Спасла героя от смертельной воронки, кроме провербиальной цепкости его рук (всегда противопоставляемой слабости ног), обыденность, холодность, нормальность матери, единственной не поддающейся всеобщему радению. И вот между этими полюсами (обыденность, повседневность, рутинность и неземная / надземная метафизика власти) растягивается смысловое поле голого зияющего напряжения.
Основная черта первого полюса и явнейший отпечаток концептуального метода в книге — серийность. Разделенная со всеми и эпистемологически фракционированная память не может не порождать серийность, нелитературность событий и их восприятия. Москва и ее население исчезают неизмеримое количество раз, и каждый раз «все заново начиналось, населялось» — фразочка, способная, разумеется, беспредельно раздражать бедного читателя, случайно сюда попавшего со страниц романа-фэнтези.
Еще больше серийность проявляется во всепоглощающем употреблении несовершенного вида глаголов прошедшего времени.
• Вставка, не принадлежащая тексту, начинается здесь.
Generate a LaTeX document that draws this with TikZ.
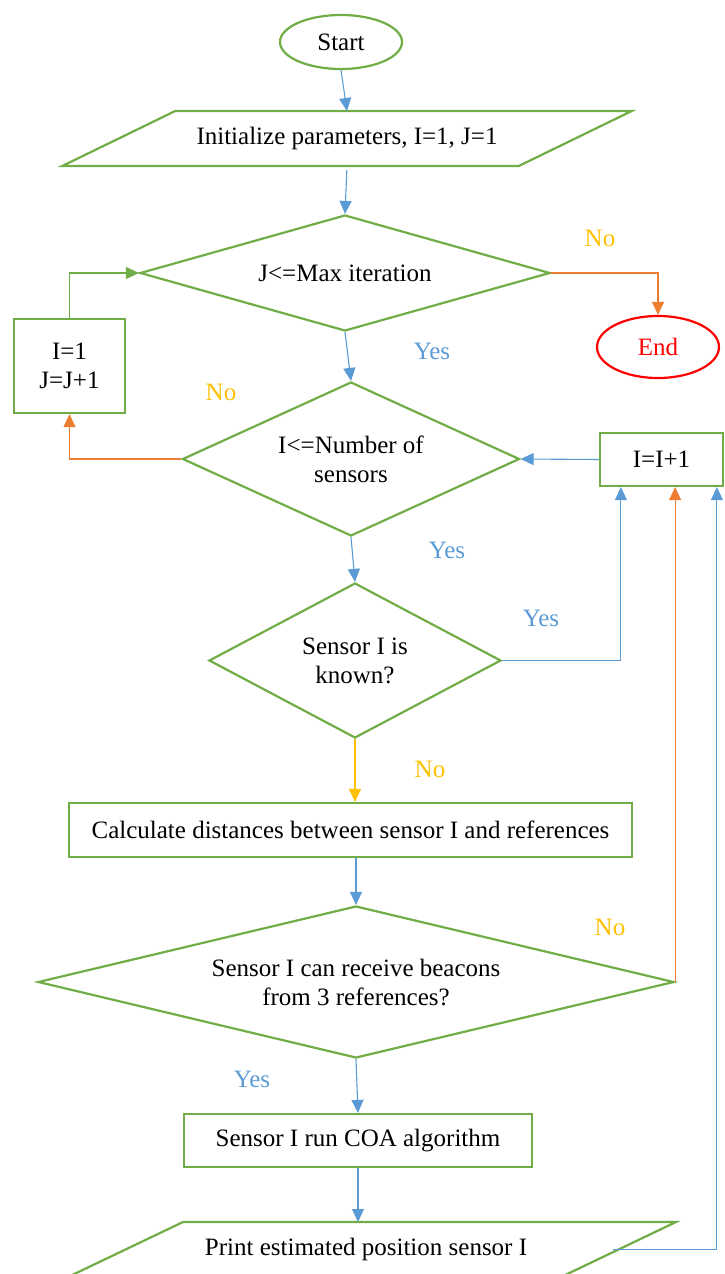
\documentclass[tikz,border=0pt]{standalone}
\usepackage{fontspec}
\setmainfont{Liberation Serif}
\usetikzlibrary{arrows.meta,shapes.geometric,calc}
\definecolor{cgreen}{HTML}{70AD47}
\definecolor{cblue}{HTML}{5B9BD5}
\definecolor{corange}{HTML}{ED7D31}
\definecolor{cyellow}{HTML}{FFC000}
\definecolor{cred}{HTML}{FF0000}
\begin{document}
\begin{tikzpicture}[x=1pt,y=-1pt,
  font=\fontsize{25}{29}\selectfont,
  boxn/.style={draw=cgreen, line width=2.2pt, rectangle, inner sep=0pt, align=center},
  dia/.style={draw=cgreen, line width=2.2pt, diamond, inner sep=0pt},
  term/.style={ellipse, line width=2.2pt, inner sep=0pt},
  para/.style={rectangle, draw=none, inner sep=0pt, outer sep=0pt},
  paraline/.style={draw=cgreen, line width=2.2pt, line join=miter},
  conn/.style={line width=1.1pt, -{Triangle[length=13pt,width=12pt]}},
  bconn/.style={conn, draw=cblue},
  oconn/.style={conn, draw=corange},
  yconn/.style={conn, draw=cyellow},
  gconn/.style={conn, draw=cgreen},
  yeslab/.style={text=cblue, inner sep=0pt},
  nolab/.style={text=cyellow, inner sep=0pt}
]
\useasboundingbox (0,0) rectangle (724,1274);
\clip (0,0) rectangle (724,1274);

% nodes
\node[term, draw=cgreen, minimum width=122pt, minimum height=54pt] (start) at (341,42) {Start};
\node[para, minimum width=456.5pt, minimum height=55pt] (init) at (347,138.5) {Initialize parameters, I=1, J=1};
\draw[paraline] ($(init.north west)+(56.5,0)$) -- ($(init.north east)+(56.5,0)$) -- ($(init.south east)+(-56.5,0)$) -- ($(init.south west)+(-56.5,0)$) -- cycle;

\node[dia, minimum width=410pt, minimum height=116pt, label={[align=center]center:{J<=Max iteration}}] (d1) at (345,273) {};
\node[term, draw=cred, text=cred, minimum width=122pt, minimum height=62pt] (endn) at (658,347) {End};
\node[boxn, minimum width=111pt, minimum height=94pt] (box1) at (69.5,366) {I=1\\J=J+1};

\node[dia, minimum width=337pt, minimum height=154pt, label={[align=center]center:{I<=Number of\\sensors}}] (d2) at (351,459) {};
\node[boxn, minimum width=123pt, minimum height=53pt] (inc) at (661.5,459.5) {I=I+1};

\node[dia, minimum width=292pt, minimum height=155pt, label={[align=center]center:{Sensor I is\\known?}}] (d3) at (355,660.5) {};
\node[boxn, minimum width=563pt, minimum height=54pt] (calc) at (350.5,830) {Calculate distances between sensor I and references};

\node[dia, minimum width=636pt, minimum height=152pt, label={[align=center]center:{Sensor I can receive beacons\\from 3 references?}}] (d4) at (356,982) {};
\node[boxn, minimum width=348pt, minimum height=53pt] (coa) at (358,1140.5) {Sensor I run COA algorithm};

\node[para, minimum width=493pt, minimum height=55pt, label={[xshift=-6pt]center:{Print estimated position sensor I}}] (print) at (372,1249.5) {};
\draw[paraline] ($(print.north west)+(57.5,0)$) -- ($(print.north east)+(57.5,0)$) -- ($(print.south east)+(-57.5,0)$) -- ($(print.south west)+(-57.5,0)$) -- cycle;

% connectors
\draw[bconn] (start.south) -- (init.north);
\draw[bconn, shorten <=4pt] (init.south) -- (d1.north);
\draw[oconn] (d1.east) -| (endn.north);
\draw[bconn] (d1.south) -- (d2.north);
\draw[oconn] (d2.west) -| (box1.south);
\draw[gconn] (box1.north) |- (d1.west);
\draw[bconn] (inc.west) -- (d2.east);
\draw[bconn] (d2.south) -- (d3.north);
\draw[bconn] (d3.east) -| ([xshift=22pt]inc.south west);
\draw[yconn] (d3.south) -- (d3.south |- calc.north);
\draw[bconn] (d4.north |- calc.south) -- (d4.north);
\draw[oconn] (d4.east) -- (d4.east |- inc.south);
\draw[bconn] (d4.south) -- (coa.north);
\draw[bconn] (coa.south) -- (coa.south |- print.north);
\draw[bconn] ([xshift=-6pt]print.east) -| ([xshift=118pt]inc.south west);

% labels
\node[nolab] (l1) at (600,238) {No};
\node[yeslab] (l2) at (432,351) {Yes};
\node[nolab] (l3) at (221,392) {No};
\node[yeslab] (l4) at (447,550) {Yes};
\node[yeslab] (l5) at (541,618) {Yes};
\node[nolab] (l6) at (430,769) {No};
\node[nolab] (l7) at (610,927) {No};
\node[yeslab] (l8) at (252,1079) {Yes};
\end{tikzpicture}
\end{document}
Нет ничего в книге (кроме, конечно, последнего предложения, вокруг которого все строится), что происходит единожды, что венчается каким-нибудь окончательным результатом.
Пламя памяти
Самое «литературное», прозаическое, структурированное в книге — это, конечно, нанизывание повествования, вроде простыни, штандарта, на ничего не вершащие верхние точки постоянной дигрессии, евгение-онегинской вкривь-и-вкосины, которая в каждой главе группируется вокруг одного, чуть ли не прустовского (карнавально-прустовского) эпифанического воспоминания.